Aaron describes her method for making your writing sessions more productive and greatly increasing your word count. It’t not just about churning out words either, but focusses on how to get quality as well as increase the quantity. As well as her method she’s developed, Aaron talks about her own plotting process and how to keep editing as painless as possible too.
Aaron’s method is actually pretty simple and sounds kind of obvious when you read it, but I realised I wasn’t doing these things and it could really be holding my writing back. The bit I thought was the most useful was the Knowledge part: knowing what you’re going to write before you sit down and write it.

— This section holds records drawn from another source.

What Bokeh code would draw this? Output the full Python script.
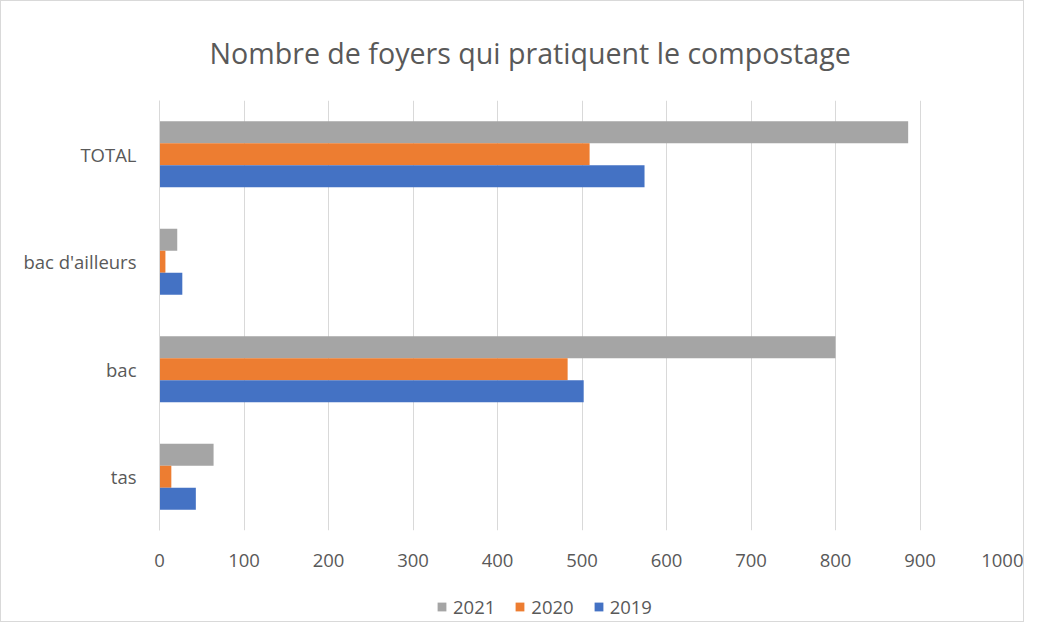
from bokeh.plotting import figure
from bokeh.layouts import column
from bokeh.models import ColumnDataSource, Legend, LegendItem, FactorRange, FixedTicker
from bokeh.transform import dodge
from bokeh.embed import file_html
from bokeh.resources import INLINE

categories = ["tas", "bac", "bac d'ailleurs", "TOTAL"]
v2019 = [43, 502, 27, 574]
v2020 = [14, 483, 7, 509]
v2021 = [64, 800, 21, 886]
years = ["2021", "2020", "2019"]
x_ticks = [0, 100, 200, 300, 400, 500, 600, 700, 800, 900, 1000]
title_text = "Nombre de foyers qui pratiquent le compostage"

FONT = "Open Sans"
TXT = "#595959"
GRID = "#d9d9d9"
colors = ["#A5A5A5", "#ED7D31", "#4472C4"]
LBL = "18.5px"

src = ColumnDataSource(dict(cat=categories, v2019=v2019, v2020=v2020, v2021=v2021))
cols = ["v2021", "v2020", "v2019"]

p = figure(y_range=FactorRange(*categories), x_range=(0, 1000),
           width=1022, height=580, output_backend="svg", toolbar_location=None,
           min_border_left=158, min_border_right=19, min_border_top=97, min_border_bottom=51,
           title=title_text)
p.outline_line_color = None

p.title.align = "left"
p.title.offset = 50
p.title.standoff = 58
p.title.text_font = FONT
p.title.text_font_size = "28.6px"
p.title.text_font_style = "normal"
p.title.text_color = TXT

bh = 0.204
offsets = [bh, 0, -bh]
for col, off, c in zip(cols, offsets, colors):
    p.hbar(y=dodge("cat", off, range=p.y_range), left=0, right=col, height=bh,
           source=src, fill_color=c, line_color=None)

p.xaxis.ticker = FixedTicker(ticks=x_ticks)
p.xaxis.axis_line_color = None
p.xaxis.major_tick_line_color = None
p.xaxis.minor_tick_line_color = None
p.xaxis.major_label_standoff = 17
p.xaxis.major_label_text_font = FONT
p.xaxis.major_label_text_font_size = LBL
p.xaxis.major_label_text_color = TXT

p.yaxis.axis_line_color = GRID
p.yaxis.major_tick_line_color = None
p.yaxis.minor_tick_line_color = None
p.yaxis.major_label_standoff = 17
p.yaxis.major_label_text_font = FONT
p.yaxis.major_label_text_font_size = LBL
p.yaxis.major_label_text_color = TXT

p.ygrid.grid_line_color = None
p.xgrid.grid_line_color = GRID
p.xgrid.ticker = FixedTicker(ticks=x_ticks)

# legend strip below the chart (swatches come from hidden copies of the same series)
lf = figure(width=1022, height=40, output_backend="svg", toolbar_location=None,
            y_range=FactorRange(*categories), x_range=(0, 1000),
            min_border_left=0, min_border_right=0, min_border_top=0, min_border_bottom=0)
lf.axis.visible = False
lf.grid.grid_line_color = None
lf.outline_line_color = None
items = []
for yr, col, c in zip(years, cols, colors):
    r = lf.hbar(y="cat", left=0, right=col, height=bh, source=src,
                fill_color=c, line_color=None, visible=False)
    items.append(LegendItem(label=yr, renderers=[r]))
legend = Legend(items=items, orientation="horizontal", location=(277, 2),
                glyph_width=11, glyph_height=11, label_standoff=6, spacing=19,
                padding=0, margin=0, border_line_color=None, background_fill_alpha=0,
                label_text_font=FONT, label_text_font_size=LBL, label_text_color=TXT)
lf.add_layout(legend)

layout = column(p, lf, spacing=0)
layout.styles = {"border": "1px solid #d9d9d9"}

open("out.html", "w").write(file_html(layout, INLINE))
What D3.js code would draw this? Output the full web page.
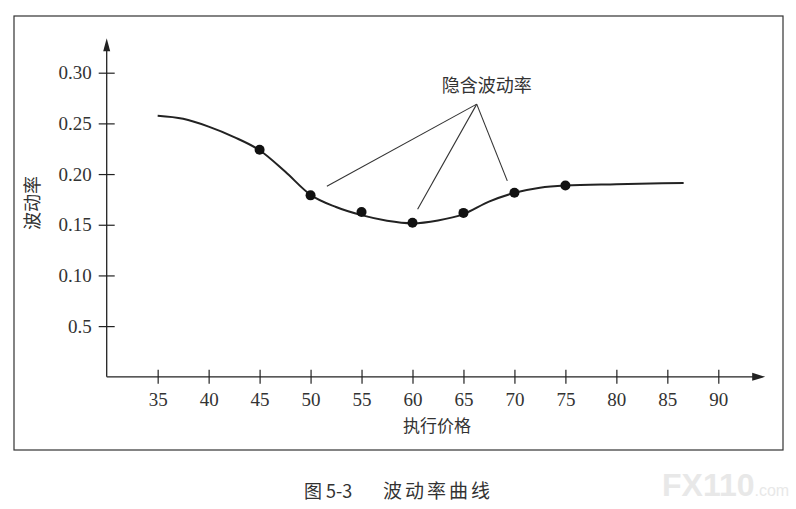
<!DOCTYPE html>
<html>
<head>
<meta charset="utf-8">
<script src="https://cdn.jsdelivr.net/npm/d3@7"></script>
<style>
  body { margin: 0; background: #fff; }
  svg { display: block; }
</style>
</head>
<body>
<svg id="chart"></svg>
<script>
let w = 796
let h = 509

// smooth fitted volatility curve (strike, vol)
let curveStrike = [35, 37.5, 40, 42.5, 45, 47.5, 50, 52.5, 55, 57.5, 60, 62.5, 65, 67.5, 70, 72.5, 75, 80, 86.6]
let curveVol = [0.2575, 0.2545, 0.2468, 0.2365, 0.2235, 0.2025, 0.1795, 0.1675, 0.1595, 0.154, 0.1515, 0.1543, 0.1605, 0.1728, 0.1815, 0.1866, 0.1887, 0.19, 0.1913]

// implied volatility points
let dotStrike = [45, 50, 55, 60, 65, 70, 75]
let dotVol = [0.224, 0.179, 0.1626, 0.152, 0.1617, 0.1815, 0.1887]

let xTicks = [35, 40, 45, 50, 55, 60, 65, 70, 75, 80, 85, 90]
let yTicks = [0.05, 0.10, 0.15, 0.20, 0.25, 0.30]
let yTickLabels = ['0.5', '0.10', '0.15', '0.20', '0.25', '0.30']

// annotation "隐含波动率": pointer lines from one origin
let noteFrom = [66.3, 0.269]
let noteToStrike = [51.6, 60.5, 69.3]
let noteToVol = [0.188, 0.1653, 0.1933]

let svg = d3.select('#chart')
  .attr('width', w)
  .attr('height', h)

svg.append('rect')
  .attr('width', w).attr('height', h)
  .attr('fill', '#fff')

// outer frame
svg.append('rect')
  .attr('x', 14).attr('y', 16)
  .attr('width', 769).attr('height', 434)
  .attr('fill', 'none')
  .attr('stroke', '#333')
  .attr('stroke-width', 1.2)

let x = d3.scaleLinear().domain([30, 90]).range([106.7, 718.3])
let y = d3.scaleLinear().domain([0, 0.30]).range([376.8, 72.7])

let ink = '#222'
let numFont = '"Liberation Serif", "DejaVu Serif", serif'
let cjkFont = '"Noto Sans CJK SC", sans-serif'

// axis lines with arrows
let xEnd = x(94.6)
let yEnd = y(0.334)

svg.append('line')
  .attr('x1', x(30)).attr('y1', y(0))
  .attr('x2', xEnd - 8).attr('y2', y(0))
  .attr('stroke', ink).attr('stroke-width', 1.3)
svg.append('line')
  .attr('x1', x(30)).attr('y1', y(0))
  .attr('x2', x(30)).attr('y2', yEnd + 8)
  .attr('stroke', ink).attr('stroke-width', 1.3)

svg.append('path')
  .attr('d', 'M' + xEnd + ',' + y(0) + 'L' + (xEnd - 13) + ',' + (y(0) - 4) + 'L' + (xEnd - 13) + ',' + (y(0) + 4) + 'Z')
  .attr('fill', ink)
svg.append('path')
  .attr('d', 'M' + x(30) + ',' + yEnd + 'L' + (x(30) - 3.5) + ',' + (yEnd + 13) + 'L' + (x(30) + 3.5) + ',' + (yEnd + 13) + 'Z')
  .attr('fill', ink)

let xAxis = svg.append('g')
  .attr('transform', 'translate(0,' + y(0) + ')')
  .call(d3.axisBottom(x).tickValues(xTicks).tickSize(7).tickPadding(9).tickFormat(d3.format('d')))
xAxis.select('.domain').remove()
xAxis.selectAll('.tick line').attr('y1', -7).attr('stroke', ink).attr('stroke-width', 1.2)
xAxis.selectAll('.tick text')
  .attr('font-family', numFont).attr('font-size', 19).attr('fill', '#333')

let yAxis = svg.append('g')
  .attr('transform', 'translate(' + x(30) + ',0)')
  .call(d3.axisLeft(y).tickValues(yTicks).tickSize(8).tickPadding(7)
    .tickFormat((d, i) => yTickLabels[i]))
yAxis.select('.domain').remove()
yAxis.selectAll('.tick line').attr('x1', 8).attr('stroke', ink).attr('stroke-width', 1.2)
yAxis.selectAll('.tick text')
  .attr('font-family', numFont).attr('font-size', 19).attr('fill', '#333')

// axis titles
svg.append('text')
  .text('执行价格')
  .attr('x', 437).attr('y', 432)
  .attr('text-anchor', 'middle')
  .attr('font-family', cjkFont).attr('font-size', 17).attr('fill', '#333')

svg.append('text')
  .text('波动率')
  .attr('transform', 'translate(39,203) rotate(-90)')
  .attr('text-anchor', 'middle')
  .attr('font-family', cjkFont).attr('font-size', 18).attr('fill', '#333')

// fitted curve
let curvePts = curveStrike.map((s, i) => [s, curveVol[i]])
let line = d3.line()
  .x(d => x(d[0]))
  .y(d => y(d[1]))
  .curve(d3.curveMonotoneX)

svg.append('path')
  .datum(curvePts)
  .attr('d', line)
  .attr('fill', 'none')
  .attr('stroke', ink)
  .attr('stroke-width', 2)

// implied vol dots
svg.selectAll('circle.dot')
  .data(dotStrike)
  .join('circle')
  .attr('class', 'dot')
  .attr('cx', d => x(d))
  .attr('cy', (d, i) => y(dotVol[i]))
  .attr('r', 5)
  .attr('fill', '#111')

// annotation
svg.selectAll('line.note')
  .data(noteToStrike)
  .join('line')
  .attr('class', 'note')
  .attr('x1', x(noteFrom[0])).attr('y1', y(noteFrom[1]))
  .attr('x2', d => x(d)).attr('y2', (d, i) => y(noteToVol[i]))
  .attr('stroke', '#333')
  .attr('stroke-width', 1.1)

svg.append('text')
  .text('隐含波动率')
  .attr('x', x(noteFrom[0]) + 10).attr('y', y(noteFrom[1]) - 12)
  .attr('text-anchor', 'middle')
  .attr('font-family', cjkFont).attr('font-size', 18).attr('fill', '#333')

// caption
svg.append('text')
  .text('图 5-3')
  .attr('x', 304).attr('y', 498)
  .attr('font-family', cjkFont).attr('font-size', 18).attr('fill', '#333')
svg.append('text')
  .text('波动率曲线')
  .attr('x', 383).attr('y', 498)
  .attr('letter-spacing', 3)
  .attr('font-family', cjkFont).attr('font-size', 19).attr('fill', '#333')

// watermark
let wm = svg.append('text')
  .attr('x', 662).attr('y', 496)
  .attr('font-family', '"Liberation Sans", Arial, sans-serif')
  .attr('fill', '#e8e8e8')
wm.append('tspan').text('FX110').attr('font-size', 32).attr('font-weight', 'bold')
wm.append('tspan').text('.com').attr('font-size', 16)
</script>
</body>
</html>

I’ve always been a bit of a pantser and it gets me into trouble when it comes to editing or just having plot that makes sense… Aside from plotting on a larger scale, Aaron suggests you plan what you’re going to write in a session before you do it, so you’re not doing the hard part as you’re writing and making it up as you go along.
As I’ve been stuck in a bit of editing hell recently, I was really interested in the section on editing. It made me realise that a lot of my problems are plotting based – again, another problem with being a pantser – and that editing would be made easier if I plotted better (good work Captain Hindsight, but at least it’ll help me next time). I also liked the idea of editing being a skill just as writing is, that you should practice every day.
I found this book really helpful and I think it’s one that I’ll be dipping in and out of frequently. The only drawback was there were quite a few typos/spelling and grammatical errors, and that irritated me, especially when she was talking about editing your work/checking for errors etc!
While an individual’s writing processes are subjective and not everything works for everyone, there’s a lot here that really makes sense and I’d definitely recommend giving her suggestions a go. It’s a really cheap Kindle book and I think there’ll be something in there for everyone.